"Man, I did love this game. I'd have played for food money. It was the game...the sounds...the smells. Did you ever hold a ball or a glove to your face? I used to love traveling on the trains from town to town. The hotels...brass spittoons in the lobbies...brass beds in the rooms. It was the crowd, rising to their feet when the ball was hit deep. Shoot, I'd have played for nothing."
--Shoeless Joe Jackson (Field of Dreams)
It is Pete Rose Weekend in Cincinnati. Although Major League Baseball has yet to officially welcome Pete Rose back into the game, it approved Pete's induction into the Reds Hall of Fame. It's happening the weekend. Cincinnatians, including native Westsider Pete himself, are relishing in the moment.
Reds baseball greats who played with Pete, including most of the Big Red Machine, joined him yesterday in celebration as the induction speeches flowed. Emotion was as thick as the temperature was hot on the field. It was wonderful.
What is everyone celebrating? Hometown hero, yes. All time hit king, yes. But anyone who knows baseball. and especially those who watched the game when Pete played, is also celebrating this: the possibilities that can result from sheer drive.
There is a case to be made that Pete Rose would never be drafted in today's baseball world--an environment dominated by analytics. No arm, no speed, no power. Rose would surely struggle to catch the attention of modern scouts who are prone to judge talent with stop watches, radar guns, and exit velocities.
What we learned from Pete is the lesson that effort trumps natural ability. Indomitable spirit overcomes deficits in God-gifted talent. What a sight Pete Rose was on the field. He was a lot like us, except that he played harder than all of us combined. He busted ass like few others before or since. Charlie Hustle.
And then there was his enthusiasm. Here is my favorite personal Pete Rose story. The Reds played the Boston Red Sox in the 1975 World Series. Despite being the odds-on favorites, the Reds struggled mightily in the first two games in Boston. After losing Game 1, they were fortunate to squeak out a late inning come-from-behind win in Game 2 before returning home to Cincy. My friend Rick and I had tickets for Game 3.
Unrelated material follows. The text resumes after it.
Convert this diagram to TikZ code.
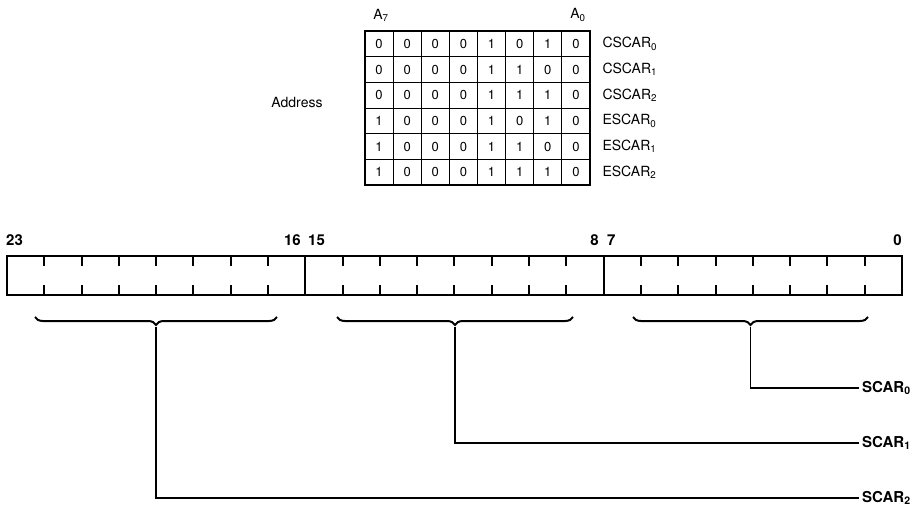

As was customary for us that year, we took the city bus downtown late in the afternoon, walked to Riverfront Stadium, and waited for the gates to open about 2 1/2 hrs before the game. Once inside, we snuck down to the field level blue seats behind the third base dugout to watch batting practice.
Unlike regular season BP session where just a few beat writers would be hanging around the batting cage talking to players here and there, media everywhere. Players were visibly uptight. To be expected, I suppose, as this was the World Series after all.
All except Pete Rose. You could here him laughing as he waited his turn for BP. He walked around the back of the cage slapping backs and joking with players and reporters. Pete would step into the case, stroke a few a line drives, then emerge with that smile on his face.
"Look at Rose," I said to Rick. "He loves it here. There's no place this guy would rather be."
Pete Rose went on to become the MVP of the 75 Series.
During his induction speech yesterday, Pete Rose said that he gave it his all because of the fans. That he was better because of us.
Well, Pete, we're also better because of you.